[Your objective]
All lines from the beginning of the listing through the line with "bruikleen = [6669, 15374, 18612, 55073]" are to be copied word for word; the pictures are not.

[Data block]
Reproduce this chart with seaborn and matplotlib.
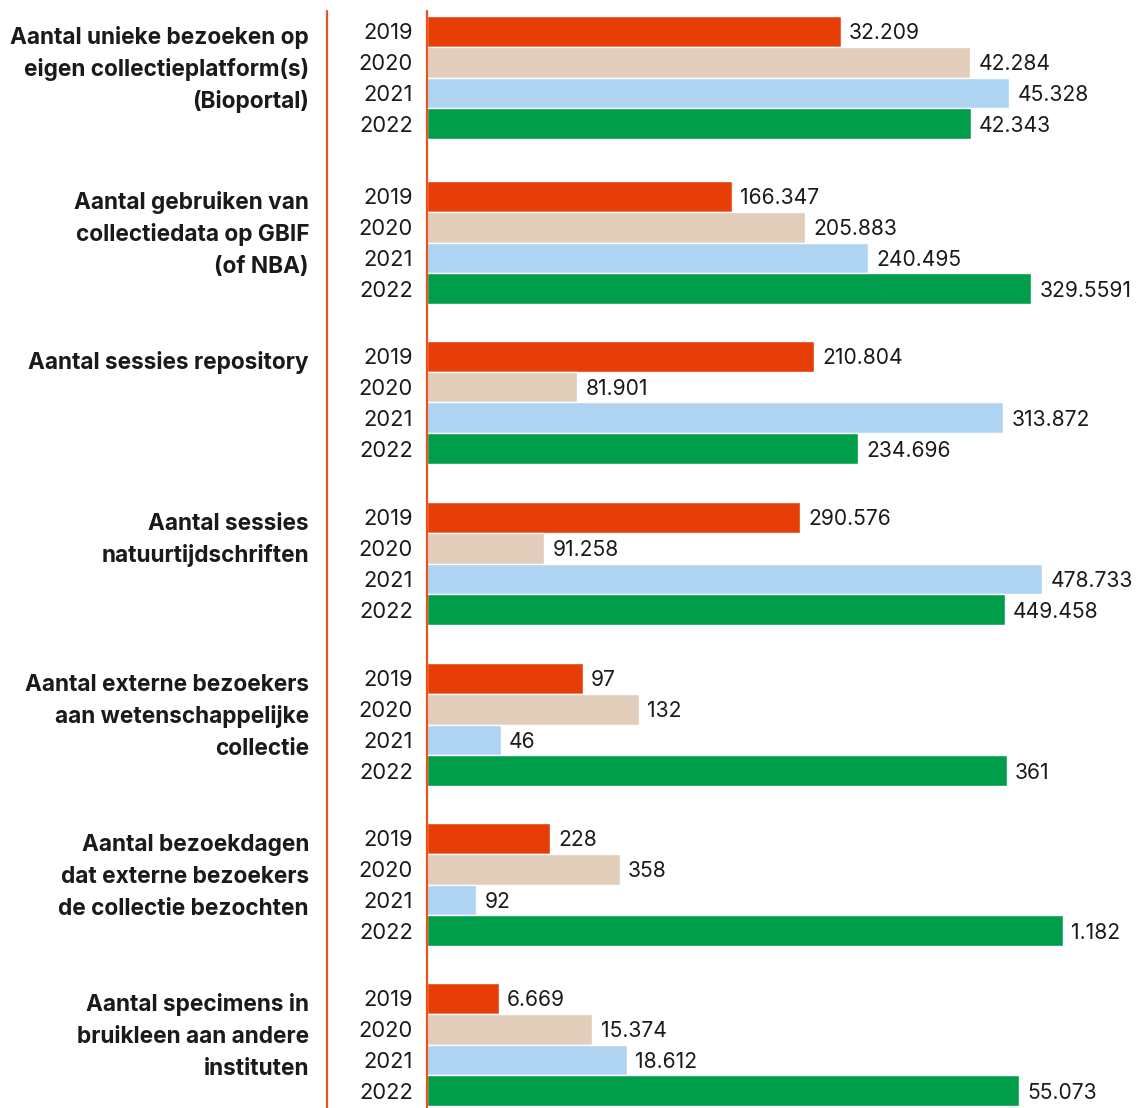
import matplotlib
matplotlib.use('Agg')
import matplotlib.pyplot as plt
import matplotlib.transforms as mtransforms
from matplotlib.lines import Line2D
import seaborn as sns
import pandas as pd

# data
years = ['2019', '2020', '2021', '2022']

categories = [
    'Aantal unieke bezoeken op\neigen collectieplatform(s)\n(Bioportal)',
    'Aantal gebruiken van\ncollectiedata op GBIF\n(of NBA)',
    'Aantal sessies repository',
    'Aantal sessies\nnatuurtijdschriften',
    'Aantal externe bezoekers\naan wetenschappelijke\ncollectie',
    'Aantal bezoekdagen\ndat externe bezoekers\nde collectie bezochten',
    'Aantal specimens in\nbruikleen aan andere\ninstituten',
]

bioportal = [32209, 42284, 45328, 42343]
gbif = [166347, 205883, 240495, 329559.1]
repository = [210804, 81901, 313872, 234696]
tijdschriften = [290576, 91258, 478733, 449458]
bezoekers = [97, 132, 46, 361]
bezoekdagen = [228, 358, 92, 1182]
bruikleen = [6669, 15374, 18612, 55073]

bioportal_labels = ['32.209', '42.284', '45.328', '42.343']
gbif_labels = ['166.347', '205.883', '240.495', '329.5591']
repository_labels = ['210.804', '81.901', '313.872', '234.696']
tijdschriften_labels = ['290.576', '91.258', '478.733', '449.458']
bezoekers_labels = ['97', '132', '46', '361']
bezoekdagen_labels = ['228', '358', '92', '1.182']
bruikleen_labels = ['6.669', '15.374', '18.612', '55.073']

series = [bioportal, gbif, repository, tijdschriften, bezoekers, bezoekdagen, bruikleen]
series_labels = [bioportal_labels, gbif_labels, repository_labels, tijdschriften_labels,
                 bezoekers_labels, bezoekdagen_labels, bruikleen_labels]

# every group has its own scale: right edge of the axis per group
axis_max = [55200, 386600, 386400, 551800, 441.5, 1318, 65950]

colors = ['#E73E08', '#E1CDB9', '#AED4F1', '#009E4A']
line_color = '#E8531E'
text_color = '#1a1a1a'

# layout in pixels
W, H = 1136, 1108
x_axis = 427
group_tops = [16, 181, 341, 502, 663, 823, 983]
row_h = 30.75
grp_h = 4 * row_h

sns.set_style('white')
plt.rcParams['font.family'] = ['Inter', 'DejaVu Sans']

fig = plt.figure(figsize=(W / 100, H / 100), dpi=100)

for g, (title, vals, labs) in enumerate(zip(categories, series, series_labels)):
    top = group_tops[g]
    ax = fig.add_axes([x_axis / W, 1 - (top + grp_h) / H, (W - x_axis) / W, grp_h / H])

    df = pd.DataFrame({'jaar': years, 'waarde': vals})
    sns.barplot(data=df, x='waarde', y='jaar', hue='jaar', palette=colors,
                saturation=1, width=1.0, legend=False, ax=ax)

    ax.set_xlim(0, axis_max[g])
    ax.set_ylim(3.5, -0.5)
    ax.set_xlabel('')
    ax.set_ylabel('')
    ax.set_xticks([])
    sns.despine(ax=ax, left=True, bottom=True)
    ax.tick_params(axis='y', length=0, pad=10, labelsize=15.8, labelcolor=text_color)

    # value labels right of the bars
    for cont in ax.containers:
        labels = [labs[int(round(b.get_y() + b.get_height() / 2))] for b in cont]
        texts = ax.bar_label(cont, labels=labels, padding=6, fontsize=15.2, color=text_color)
        for t in texts:
            t.set_va('center_baseline')

    # bold category text on the left, one line at a time
    blend = mtransforms.blended_transform_factory(fig.transFigure, ax.transData)
    for i, line in enumerate(title.split('\n')):
        ax.text(309 / W, 0.40 + i * 32 / row_h, line, transform=blend,
                ha='right', va='baseline', fontsize=16.3, fontweight='bold',
                color=text_color)

# the two orange vertical rules
for x in [327, 426.5]:
    fig.add_artist(Line2D([x / W, x / W], [1 - 11 / H, 0], transform=fig.transFigure,
                          color=line_color, lw=1.6))

fig.savefig('out.png', dpi=100)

[Solution for this exercise]
Reproduce this chart with seaborn and matplotlib.
import matplotlib
matplotlib.use('Agg')
import matplotlib.pyplot as plt
import matplotlib.transforms as mtransforms
from matplotlib.lines import Line2D
import seaborn as sns
import pandas as pd

# data
years = ['2019', '2020', '2021', '2022']

categories = [
    'Aantal unieke bezoeken op\neigen collectieplatform(s)\n(Bioportal)',
    'Aantal gebruiken van\ncollectiedata op GBIF\n(of NBA)',
    'Aantal sessies repository',
    'Aantal sessies\nnatuurtijdschriften',
    'Aantal externe bezoekers\naan wetenschappelijke\ncollectie',
    'Aantal bezoekdagen\ndat externe bezoekers\nde collectie bezochten',
    'Aantal specimens in\nbruikleen aan andere\ninstituten',
]

bioportal = [32209, 42284, 45328, 42343]
gbif = [166347, 205883, 240495, 329559.1]
repository = [210804, 81901, 313872, 234696]
tijdschriften = [290576, 91258, 478733, 449458]
bezoekers = [97, 132, 46, 361]
bezoekdagen = [228, 358, 92, 1182]
bruikleen = [6669, 15374, 18612, 55073]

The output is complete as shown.